The leaders and the people
According to a survey by the Centre for Policy Alternatives in 2022, 59.1% of Lankans and 56.6% of Sinhalese agreed that the crisis has shown the importance of addressing past injustices suffered by ethnic minorities.
The aragalaya presented a rare opportunity to marginalize ethno-religious politics by dislodging it from the centre to the margins. But to realize this potential, it would be necessary to face the wrath of the lunatic fringe, something no political leaders seems willing to do. President Ranil Wickremesinghe’s lofty promises of implementing the 13th Amendment in full seem to have fallen by the wayside; the opposition is bending over backwards to appease political monks. Their attitude towards the scourge of caste in Tamil society and institutionalized misogyny in Muslim society is equally timorous and self-serving. As moderates retreat, extremists of every stripe are advancing claiming new territory.

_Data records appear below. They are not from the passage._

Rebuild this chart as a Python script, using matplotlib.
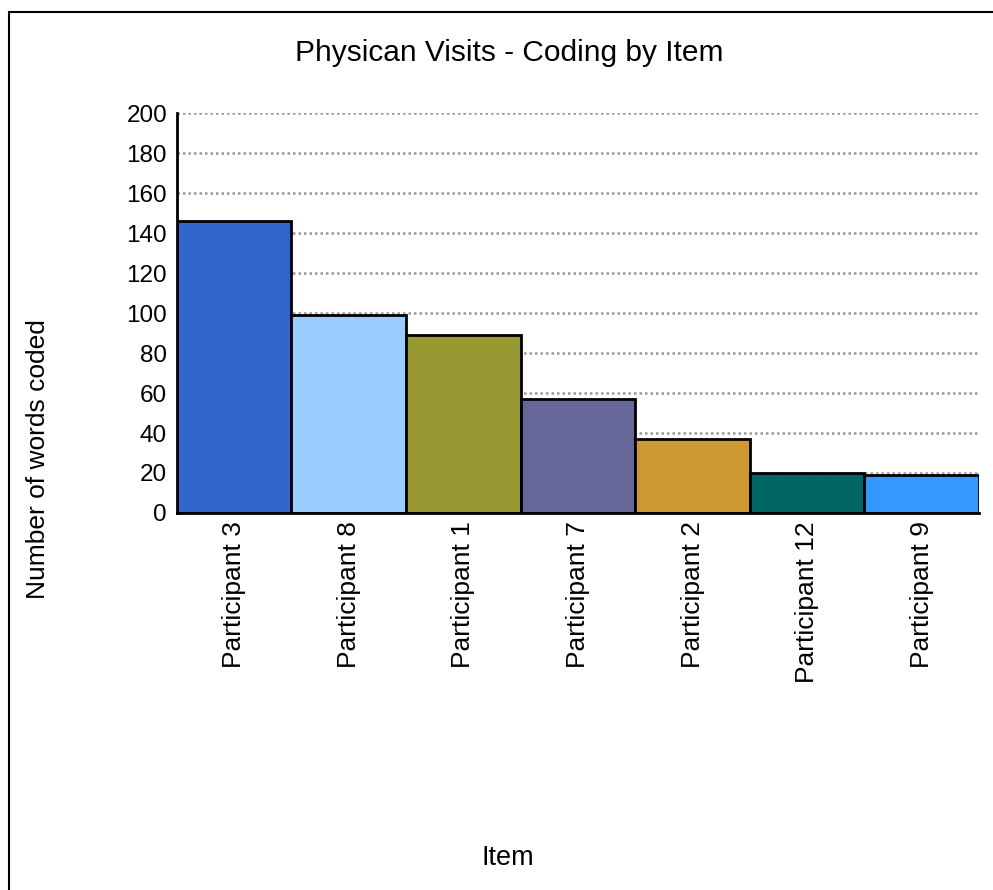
import matplotlib.pyplot as plt
from matplotlib.patches import Rectangle

# Words coded per participant for the physician visits node
participants = ["Participant 3", "Participant 8", "Participant 1", "Participant 7",
                "Participant 2", "Participant 12", "Participant 9"]
words_coded = [146, 99, 89, 57, 37, 20, 19]
bar_colors = ["#3366CC", "#99CCFF", "#999933", "#666699",
              "#CC9933", "#006666", "#3399FF"]
y_ticks = [0, 20, 40, 60, 80, 100, 120, 140, 160, 180, 200]

plt.rcParams["font.family"] = ["Liberation Sans", "DejaVu Sans"]

fig = plt.figure(figsize=(9.93, 8.9), dpi=100)
ax = fig.add_axes([0.178, 0.4236, 0.808, 0.4494])

x = range(len(participants))
ax.bar(x, words_coded, width=1.0, color=bar_colors, edgecolor="black",
       linewidth=2, zorder=3)

ax.set_xlim(-0.5, len(participants) - 0.5)
ax.set_ylim(0, 200)
ax.set_yticks(y_ticks)
ax.set_xticks(list(x))
ax.set_xticklabels(participants, rotation=90, fontsize=19)
ax.tick_params(axis="y", labelsize=17.5, length=0, pad=7)
ax.tick_params(axis="x", length=0, pad=6)

# dotted horizontal gridlines, skipping the baseline
for v in y_ticks[1:]:
    ax.axhline(v, color="#999999", linestyle=(0, (1, 1.2)), linewidth=1.8, zorder=1)

for side in ["top", "right"]:
    ax.spines[side].set_visible(False)
for side in ["left", "bottom"]:
    ax.spines[side].set_linewidth(2)
    ax.spines[side].set_zorder(4)

fig.text(509 / 993, 1 - 53 / 890, "Physican Visits - Coding by Item",
         fontsize=21.5, ha="center", va="center")
fig.text(508 / 993, 1 - 858 / 890, "Item", fontsize=19.5, ha="center", va="center")
fig.text(38 / 993, 1 - 459 / 890, "Number of words coded", fontsize=19,
         rotation=90, ha="center", va="center")

# outer frame around the chart
fig.patches.append(Rectangle((9 / 993, -0.1), 1.2, 1 - 12 / 890 + 0.1,
                             transform=fig.transFigure, fill=False,
                             edgecolor="black", linewidth=1.5))

fig.savefig("out.png", dpi=100)
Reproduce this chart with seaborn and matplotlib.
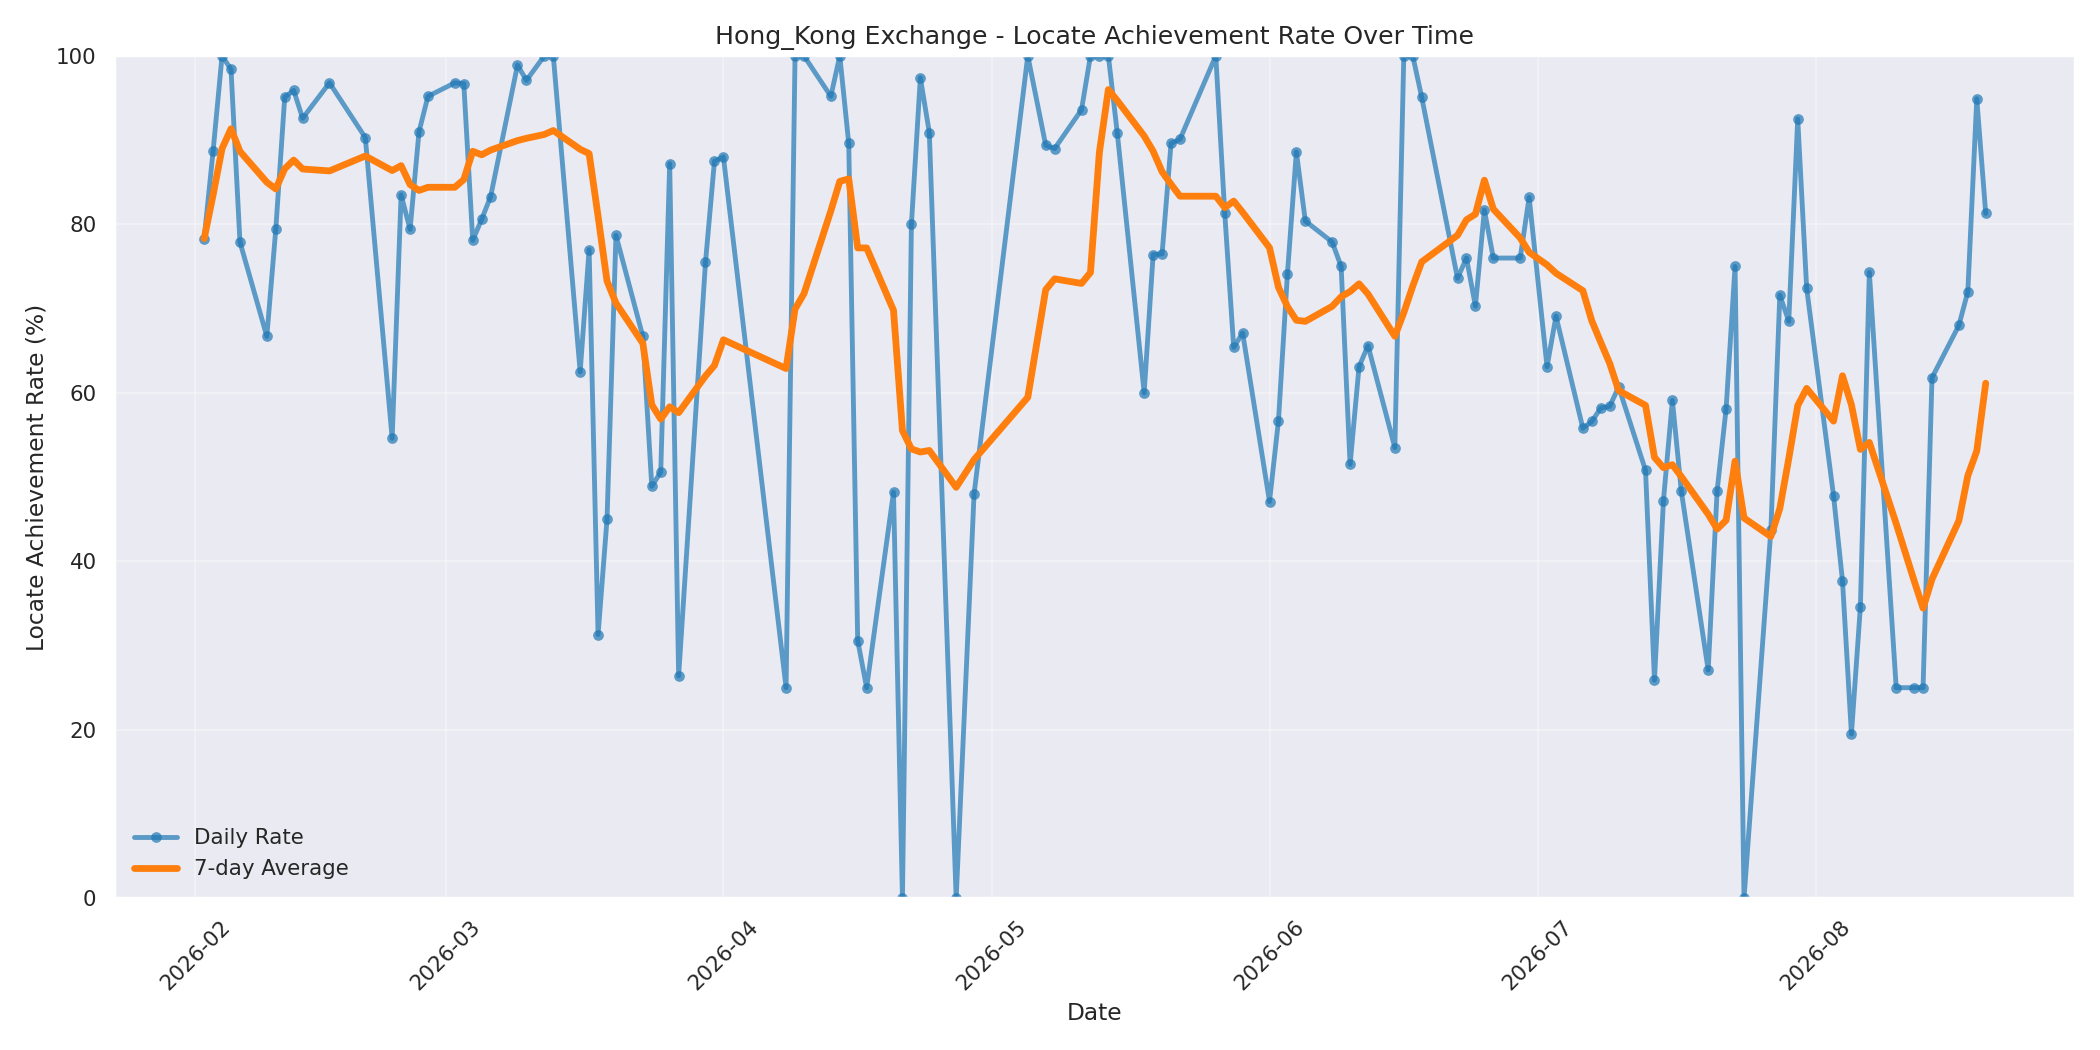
import numpy as np
import pandas as pd
import seaborn as sns
import matplotlib.pyplot as plt
import matplotlib.dates as mdates

dates = [
    "2026-02-02", "2026-02-03", "2026-02-04", "2026-02-05", "2026-02-06",
    "2026-02-09", "2026-02-10", "2026-02-11", "2026-02-12", "2026-02-13",
    "2026-02-16", "2026-02-20", "2026-02-23", "2026-02-24", "2026-02-25",
    "2026-02-26", "2026-02-27", "2026-03-02", "2026-03-03", "2026-03-04",
    "2026-03-05", "2026-03-06", "2026-03-09", "2026-03-10", "2026-03-12",
    "2026-03-13", "2026-03-16", "2026-03-17", "2026-03-18", "2026-03-19",
    "2026-03-20", "2026-03-23", "2026-03-24", "2026-03-25", "2026-03-26",
    "2026-03-27", "2026-03-30", "2026-03-31", "2026-04-01", "2026-04-08",
    "2026-04-09", "2026-04-10", "2026-04-13", "2026-04-14", "2026-04-15",
    "2026-04-16", "2026-04-17", "2026-04-20", "2026-04-21", "2026-04-22",
    "2026-04-23", "2026-04-24", "2026-04-27", "2026-04-29", "2026-05-05",
    "2026-05-07", "2026-05-08", "2026-05-11", "2026-05-12", "2026-05-13",
    "2026-05-14", "2026-05-15", "2026-05-18", "2026-05-19", "2026-05-20",
    "2026-05-21", "2026-05-22", "2026-05-26", "2026-05-27", "2026-05-28",
    "2026-05-29", "2026-06-01", "2026-06-02", "2026-06-03", "2026-06-04",
    "2026-06-05", "2026-06-08", "2026-06-09", "2026-06-10", "2026-06-11",
    "2026-06-12", "2026-06-15", "2026-06-16", "2026-06-17", "2026-06-18",
    "2026-06-22", "2026-06-23", "2026-06-24", "2026-06-25", "2026-06-26",
    "2026-06-29", "2026-06-30", "2026-07-02", "2026-07-03", "2026-07-06",
    "2026-07-07", "2026-07-08", "2026-07-09", "2026-07-10", "2026-07-13",
    "2026-07-14", "2026-07-15", "2026-07-16", "2026-07-17", "2026-07-20",
    "2026-07-21", "2026-07-22", "2026-07-23", "2026-07-24", "2026-07-27",
    "2026-07-28", "2026-07-29", "2026-07-30", "2026-07-31", "2026-08-03",
    "2026-08-04", "2026-08-05", "2026-08-06", "2026-08-07", "2026-08-10",
    "2026-08-12", "2026-08-13", "2026-08-14", "2026-08-17", "2026-08-18",
    "2026-08-19", "2026-08-20",
]
daily_rate = [
    78.3, 88.7, 100, 98.4, 77.9,
    66.7, 79.4, 95.1, 95.9, 92.6,
    96.8, 90.3, 54.6, 83.5, 79.4,
    91.0, 95.2, 96.8, 96.7, 78.1,
    80.6, 83.3, 98.9, 97.1, 100,
    100, 62.5, 77.0, 31.3, 45.0,
    78.7, 66.7, 48.9, 50.6, 87.2,
    26.4, 75.5, 87.5, 88.0, 25.0,
    100, 100, 95.2, 100, 89.6,
    30.6, 25.0, 48.2, 0, 80.0,
    97.4, 90.9, 0, 48.0, 100,
    89.4, 89.0, 93.6, 100, 100,
    100, 90.8, 60.0, 76.4, 76.5,
    89.6, 90.1, 100, 81.3, 65.4,
    67.1, 47.1, 56.7, 74.1, 88.6,
    80.4, 77.9, 75.0, 51.5, 63.1,
    65.6, 53.5, 100, 100, 95.1,
    73.6, 76.0, 70.3, 81.7, 76.0,
    76.0, 83.2, 63.1, 69.1, 55.8,
    56.6, 58.2, 58.4, 60.7, 50.8,
    25.9, 47.2, 59.1, 48.3, 27.1,
    48.4, 58.1, 75.0, 0, 43.7,
    71.6, 68.5, 92.5, 72.4, 47.8,
    37.7, 19.5, 34.6, 74.3, 25.0,
    25.0, 25.0, 61.8, 68.0, 72.0,
    94.9, 81.3,
]

df = pd.DataFrame({"date": pd.to_datetime(dates), "rate": daily_rate})
df["avg7"] = df["rate"].rolling(7, min_periods=1).mean()

sns.set_theme(style="darkgrid")
fig, ax = plt.subplots(figsize=(15, 7.5), dpi=140)

sns.lineplot(data=df, x="date", y="rate", ax=ax, marker="o", markersize=5.5,
             linewidth=2.5, alpha=0.7, color="#1f77b4", markeredgewidth=0,
             label="Daily Rate")
sns.lineplot(data=df, x="date", y="avg7", ax=ax, linewidth=3.5,
             color="#ff7f0e", label="7-day Average")

ax.set_ylim(0, 100)
ax.grid(True, alpha=0.3)
ax.xaxis.set_major_locator(mdates.MonthLocator())
ax.xaxis.set_major_formatter(mdates.DateFormatter("%Y-%m"))
plt.setp(ax.get_xticklabels(), rotation=45)
ax.set_title("Hong_Kong Exchange - Locate Achievement Rate Over Time", fontsize=13)
ax.set_xlabel("Date")
ax.set_ylabel("Locate Achievement Rate (%)")
ax.legend(loc="lower left", frameon=False)
fig.tight_layout()
fig.savefig("out.png")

The sudden demand for a harsh anti-blasphemy law is a case in point.
Given our history, we have reason to fear not just the violence of the state, but also the counter-violence of non-state actors. The tragic fate of Myanmar points to an even worse disaster that might be germinating.
Myanmar, not so long ago was an inspiration to democrats everywhere. Today it is back in the grip of a vicious military dictatorship. New democratic Myanmar failed to confront majoritarian supremacism. Bermen democracy fighters and the military united against the Rohingya people. The lady who won a Nobel Prize for her fight for human rights found herself on the same side as monk Ashin Wirathu as she defended the military’s brutal campaign against unarmed civilians.
Extremism though is an unappeasable beast. Myanmar’s democratic leaders bent over backwards to accommodate uniformed and civilian extremists, in vain. In February 2021 the military took over. Now the military is doing to Buddhist Bermen villages what it once did to Muslim Rohingya ones. According to Myanmar Witness, the military has carried out airstrikes in 10 out of 14 of the country’s administrative divisions. The Buddhist Bermen now call the military planes Monsters from the Sky. Meanwhile Wirathu is being honoured by the military with a prestigious national award.
Military and monks: the conflation is often seen in Sri Lanka’s North and East, claiming land for Sinhala-Buddhism by trying to set up temples in areas without a single Sinhala-Buddhist civilian. Three former military officers including General Jagath Dias, a retired army chief of staff, have gone to court against President Wickremesinghe’s order (sanctioned by the cabinet) to release land around the controversial Kurundi ruins to their previous cultivators.
Bertrand Russell in his essay The Ancestry of Fascism highlights the correlation between changes of “intellectual temper” and changes in the “tone of politics”: “It is important to remember that political events very frequently take their colour from the speculation of an earlier time” (In Praise of Idleness). Knowingly or not, the likes of Sarath Weerasekara are creating the intellectual temper for a harsher, more unjust future and violent. Their words need to be taken with utmost seriousness as we mark the 40th Anniversary of Black July, for in them are the seeds of another harvest of blood.